Stated problem: Which lines run from the first one up to and including the one with "from matplotlib.patches import"? Print exactly those.

Data entries:
+-------+

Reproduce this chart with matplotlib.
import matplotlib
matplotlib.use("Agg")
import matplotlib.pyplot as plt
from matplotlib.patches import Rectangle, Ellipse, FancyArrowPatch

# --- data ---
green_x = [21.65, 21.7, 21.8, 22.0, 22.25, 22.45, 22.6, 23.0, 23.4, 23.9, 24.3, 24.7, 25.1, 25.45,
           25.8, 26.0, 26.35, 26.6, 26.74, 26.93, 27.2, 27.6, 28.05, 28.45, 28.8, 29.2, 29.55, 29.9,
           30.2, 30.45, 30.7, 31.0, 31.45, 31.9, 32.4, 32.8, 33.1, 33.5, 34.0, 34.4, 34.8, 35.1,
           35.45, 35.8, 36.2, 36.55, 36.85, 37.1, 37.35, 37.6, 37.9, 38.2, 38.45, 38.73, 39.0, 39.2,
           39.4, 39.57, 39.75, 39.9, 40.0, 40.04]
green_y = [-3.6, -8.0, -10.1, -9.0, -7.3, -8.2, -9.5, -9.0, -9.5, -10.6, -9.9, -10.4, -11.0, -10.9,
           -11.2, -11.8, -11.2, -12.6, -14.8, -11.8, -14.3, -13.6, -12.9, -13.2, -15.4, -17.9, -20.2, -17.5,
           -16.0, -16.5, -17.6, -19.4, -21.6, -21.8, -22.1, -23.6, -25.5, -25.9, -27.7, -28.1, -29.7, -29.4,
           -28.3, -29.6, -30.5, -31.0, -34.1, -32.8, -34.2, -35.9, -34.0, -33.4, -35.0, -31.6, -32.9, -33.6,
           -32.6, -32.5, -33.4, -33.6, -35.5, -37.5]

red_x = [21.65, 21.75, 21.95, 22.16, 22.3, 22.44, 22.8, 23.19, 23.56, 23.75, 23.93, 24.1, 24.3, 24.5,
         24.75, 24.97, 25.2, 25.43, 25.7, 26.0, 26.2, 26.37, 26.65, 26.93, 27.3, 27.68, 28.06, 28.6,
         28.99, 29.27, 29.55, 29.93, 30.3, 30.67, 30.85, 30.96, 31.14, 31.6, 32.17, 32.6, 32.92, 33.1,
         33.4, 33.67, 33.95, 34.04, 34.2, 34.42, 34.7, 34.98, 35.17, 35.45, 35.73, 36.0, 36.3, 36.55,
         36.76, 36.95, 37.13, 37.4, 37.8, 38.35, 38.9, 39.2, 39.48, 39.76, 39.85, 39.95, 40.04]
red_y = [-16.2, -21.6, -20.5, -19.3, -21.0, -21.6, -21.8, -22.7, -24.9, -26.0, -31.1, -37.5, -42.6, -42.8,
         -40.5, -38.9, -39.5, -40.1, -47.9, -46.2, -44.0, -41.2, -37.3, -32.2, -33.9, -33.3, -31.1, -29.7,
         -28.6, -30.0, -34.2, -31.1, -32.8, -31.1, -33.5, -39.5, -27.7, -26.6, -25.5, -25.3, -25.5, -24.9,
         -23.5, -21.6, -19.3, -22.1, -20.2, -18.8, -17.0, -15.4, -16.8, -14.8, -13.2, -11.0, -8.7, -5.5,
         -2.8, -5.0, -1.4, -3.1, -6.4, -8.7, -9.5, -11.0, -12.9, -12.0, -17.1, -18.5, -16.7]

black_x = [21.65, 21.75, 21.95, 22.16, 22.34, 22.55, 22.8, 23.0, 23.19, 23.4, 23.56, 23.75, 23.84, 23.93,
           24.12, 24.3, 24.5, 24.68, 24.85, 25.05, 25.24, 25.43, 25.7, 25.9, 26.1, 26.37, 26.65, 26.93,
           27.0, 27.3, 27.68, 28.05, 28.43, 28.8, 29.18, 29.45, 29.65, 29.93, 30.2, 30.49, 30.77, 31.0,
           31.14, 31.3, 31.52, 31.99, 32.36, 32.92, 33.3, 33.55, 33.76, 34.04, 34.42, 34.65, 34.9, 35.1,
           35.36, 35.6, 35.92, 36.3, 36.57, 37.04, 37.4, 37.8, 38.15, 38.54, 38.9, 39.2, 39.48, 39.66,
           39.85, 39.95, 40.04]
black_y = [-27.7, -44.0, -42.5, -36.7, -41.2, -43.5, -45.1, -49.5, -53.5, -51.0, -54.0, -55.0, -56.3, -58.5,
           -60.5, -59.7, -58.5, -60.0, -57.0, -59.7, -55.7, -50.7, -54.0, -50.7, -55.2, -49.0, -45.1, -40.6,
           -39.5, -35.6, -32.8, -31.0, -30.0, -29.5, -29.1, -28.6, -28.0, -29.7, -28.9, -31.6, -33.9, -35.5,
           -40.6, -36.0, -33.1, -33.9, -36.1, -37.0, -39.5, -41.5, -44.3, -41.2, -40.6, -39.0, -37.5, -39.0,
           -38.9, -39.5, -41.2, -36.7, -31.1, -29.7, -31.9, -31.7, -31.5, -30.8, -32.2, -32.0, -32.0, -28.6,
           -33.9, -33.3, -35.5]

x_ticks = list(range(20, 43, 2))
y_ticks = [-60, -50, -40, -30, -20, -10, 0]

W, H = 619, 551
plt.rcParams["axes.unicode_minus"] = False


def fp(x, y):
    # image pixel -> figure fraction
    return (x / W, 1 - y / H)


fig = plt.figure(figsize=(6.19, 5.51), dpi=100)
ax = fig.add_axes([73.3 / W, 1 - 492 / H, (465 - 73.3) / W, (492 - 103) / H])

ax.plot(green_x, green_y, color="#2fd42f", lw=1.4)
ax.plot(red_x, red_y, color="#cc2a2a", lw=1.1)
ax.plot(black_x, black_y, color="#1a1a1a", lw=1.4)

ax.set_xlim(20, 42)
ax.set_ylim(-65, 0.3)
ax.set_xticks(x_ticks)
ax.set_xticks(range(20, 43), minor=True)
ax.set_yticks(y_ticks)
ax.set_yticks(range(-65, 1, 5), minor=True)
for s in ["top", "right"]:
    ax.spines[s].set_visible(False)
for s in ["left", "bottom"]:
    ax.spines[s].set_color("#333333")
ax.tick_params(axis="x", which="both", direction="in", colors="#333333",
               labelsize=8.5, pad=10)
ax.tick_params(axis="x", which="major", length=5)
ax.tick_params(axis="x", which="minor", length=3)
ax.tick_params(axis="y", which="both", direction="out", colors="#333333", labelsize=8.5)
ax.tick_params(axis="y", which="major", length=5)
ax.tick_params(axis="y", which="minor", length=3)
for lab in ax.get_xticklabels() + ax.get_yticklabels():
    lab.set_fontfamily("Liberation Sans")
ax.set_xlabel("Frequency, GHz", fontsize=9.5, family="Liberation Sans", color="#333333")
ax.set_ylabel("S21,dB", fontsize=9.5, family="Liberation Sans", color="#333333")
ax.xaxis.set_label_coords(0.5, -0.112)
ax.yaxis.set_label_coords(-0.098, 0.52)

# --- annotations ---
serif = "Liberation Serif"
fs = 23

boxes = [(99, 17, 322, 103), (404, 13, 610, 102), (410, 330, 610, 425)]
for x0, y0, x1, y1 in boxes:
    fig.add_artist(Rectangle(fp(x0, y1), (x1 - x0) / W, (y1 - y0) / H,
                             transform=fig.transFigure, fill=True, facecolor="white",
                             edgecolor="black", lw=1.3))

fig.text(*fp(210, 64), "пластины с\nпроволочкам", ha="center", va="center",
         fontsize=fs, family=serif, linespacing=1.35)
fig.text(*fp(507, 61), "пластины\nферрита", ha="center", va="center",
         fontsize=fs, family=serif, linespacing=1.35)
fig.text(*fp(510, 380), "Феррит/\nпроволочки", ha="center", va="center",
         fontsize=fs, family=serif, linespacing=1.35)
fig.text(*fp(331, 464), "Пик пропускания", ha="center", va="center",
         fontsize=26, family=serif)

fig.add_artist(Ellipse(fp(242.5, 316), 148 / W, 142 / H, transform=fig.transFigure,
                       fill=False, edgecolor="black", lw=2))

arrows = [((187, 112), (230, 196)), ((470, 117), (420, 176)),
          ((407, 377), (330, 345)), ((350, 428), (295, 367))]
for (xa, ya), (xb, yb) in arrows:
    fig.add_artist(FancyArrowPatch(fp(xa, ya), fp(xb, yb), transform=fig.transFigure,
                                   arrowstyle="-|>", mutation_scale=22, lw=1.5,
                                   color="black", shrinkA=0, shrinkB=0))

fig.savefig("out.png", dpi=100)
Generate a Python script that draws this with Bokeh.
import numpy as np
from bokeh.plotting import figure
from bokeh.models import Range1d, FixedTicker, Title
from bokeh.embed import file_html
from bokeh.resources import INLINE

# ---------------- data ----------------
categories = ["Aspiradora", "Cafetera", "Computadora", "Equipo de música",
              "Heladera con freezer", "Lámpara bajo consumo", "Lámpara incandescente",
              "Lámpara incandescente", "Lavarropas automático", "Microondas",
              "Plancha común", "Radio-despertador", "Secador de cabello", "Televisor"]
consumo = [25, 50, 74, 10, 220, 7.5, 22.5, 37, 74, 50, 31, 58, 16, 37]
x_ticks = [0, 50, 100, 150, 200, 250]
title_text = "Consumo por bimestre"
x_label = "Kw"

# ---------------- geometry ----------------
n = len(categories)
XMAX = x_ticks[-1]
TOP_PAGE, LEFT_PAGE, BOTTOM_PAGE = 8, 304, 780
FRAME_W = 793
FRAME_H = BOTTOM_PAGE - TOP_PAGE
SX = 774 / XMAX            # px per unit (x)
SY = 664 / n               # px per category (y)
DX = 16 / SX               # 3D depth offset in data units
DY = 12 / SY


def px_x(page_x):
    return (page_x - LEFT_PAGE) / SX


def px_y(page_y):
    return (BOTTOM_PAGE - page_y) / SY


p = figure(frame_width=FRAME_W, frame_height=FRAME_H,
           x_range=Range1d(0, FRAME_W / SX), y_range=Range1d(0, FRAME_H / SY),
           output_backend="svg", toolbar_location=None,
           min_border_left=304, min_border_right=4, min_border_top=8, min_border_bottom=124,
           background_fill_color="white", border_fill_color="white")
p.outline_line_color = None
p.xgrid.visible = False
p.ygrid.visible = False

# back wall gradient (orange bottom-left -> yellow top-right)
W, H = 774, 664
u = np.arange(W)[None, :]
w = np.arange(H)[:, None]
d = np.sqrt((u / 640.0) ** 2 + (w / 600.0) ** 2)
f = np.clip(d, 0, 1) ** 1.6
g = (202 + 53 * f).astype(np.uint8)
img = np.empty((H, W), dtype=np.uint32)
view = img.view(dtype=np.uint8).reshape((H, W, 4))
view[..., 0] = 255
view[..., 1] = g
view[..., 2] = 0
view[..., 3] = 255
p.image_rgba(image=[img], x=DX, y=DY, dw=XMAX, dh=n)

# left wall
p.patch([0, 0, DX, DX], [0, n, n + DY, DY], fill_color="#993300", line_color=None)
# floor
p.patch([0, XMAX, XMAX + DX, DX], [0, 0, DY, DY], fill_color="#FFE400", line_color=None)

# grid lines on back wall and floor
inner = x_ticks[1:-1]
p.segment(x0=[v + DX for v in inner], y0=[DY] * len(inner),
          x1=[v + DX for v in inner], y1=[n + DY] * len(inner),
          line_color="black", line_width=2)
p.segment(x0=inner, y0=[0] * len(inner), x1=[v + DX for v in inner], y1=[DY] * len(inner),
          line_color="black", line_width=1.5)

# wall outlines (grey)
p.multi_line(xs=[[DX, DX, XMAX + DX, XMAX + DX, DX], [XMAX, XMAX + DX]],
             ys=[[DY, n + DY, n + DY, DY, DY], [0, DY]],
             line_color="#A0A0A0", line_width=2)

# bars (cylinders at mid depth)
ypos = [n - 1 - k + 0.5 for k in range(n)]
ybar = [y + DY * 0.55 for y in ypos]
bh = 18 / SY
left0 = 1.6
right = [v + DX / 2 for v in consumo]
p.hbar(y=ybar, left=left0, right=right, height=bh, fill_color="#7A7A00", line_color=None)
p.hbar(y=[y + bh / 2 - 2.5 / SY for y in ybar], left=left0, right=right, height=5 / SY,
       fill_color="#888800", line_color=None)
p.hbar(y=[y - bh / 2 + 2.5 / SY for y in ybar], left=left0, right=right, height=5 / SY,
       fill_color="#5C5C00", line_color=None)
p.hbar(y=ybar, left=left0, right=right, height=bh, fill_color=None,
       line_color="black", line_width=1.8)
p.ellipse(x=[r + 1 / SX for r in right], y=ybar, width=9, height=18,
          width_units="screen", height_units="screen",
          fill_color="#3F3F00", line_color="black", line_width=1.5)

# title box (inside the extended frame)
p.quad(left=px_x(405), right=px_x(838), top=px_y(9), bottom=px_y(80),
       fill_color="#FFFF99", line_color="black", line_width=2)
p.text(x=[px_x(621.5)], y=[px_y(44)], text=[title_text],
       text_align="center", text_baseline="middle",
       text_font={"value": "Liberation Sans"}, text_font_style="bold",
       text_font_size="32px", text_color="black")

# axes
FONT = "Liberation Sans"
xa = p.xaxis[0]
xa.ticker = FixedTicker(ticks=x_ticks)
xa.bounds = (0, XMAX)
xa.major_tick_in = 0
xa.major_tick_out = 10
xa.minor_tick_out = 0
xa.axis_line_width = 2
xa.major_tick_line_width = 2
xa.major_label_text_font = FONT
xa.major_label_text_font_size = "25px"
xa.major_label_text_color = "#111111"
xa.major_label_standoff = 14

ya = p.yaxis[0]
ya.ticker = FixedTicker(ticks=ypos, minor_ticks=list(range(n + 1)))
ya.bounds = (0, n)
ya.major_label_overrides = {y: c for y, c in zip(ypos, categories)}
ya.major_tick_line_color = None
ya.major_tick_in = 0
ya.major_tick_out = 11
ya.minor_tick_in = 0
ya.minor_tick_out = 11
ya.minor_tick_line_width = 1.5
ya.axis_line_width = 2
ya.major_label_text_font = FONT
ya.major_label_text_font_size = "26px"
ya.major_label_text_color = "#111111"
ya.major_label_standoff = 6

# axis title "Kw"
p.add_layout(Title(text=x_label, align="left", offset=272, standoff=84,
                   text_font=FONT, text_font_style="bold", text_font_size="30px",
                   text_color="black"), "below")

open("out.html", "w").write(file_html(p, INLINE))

+-------+

Answer to the exercise:
Reproduce this chart with matplotlib.
import matplotlib
matplotlib.use("Agg")
import matplotlib.pyplot as plt
from matplotlib.patches import Rectangle, Ellipse, FancyArrowPatch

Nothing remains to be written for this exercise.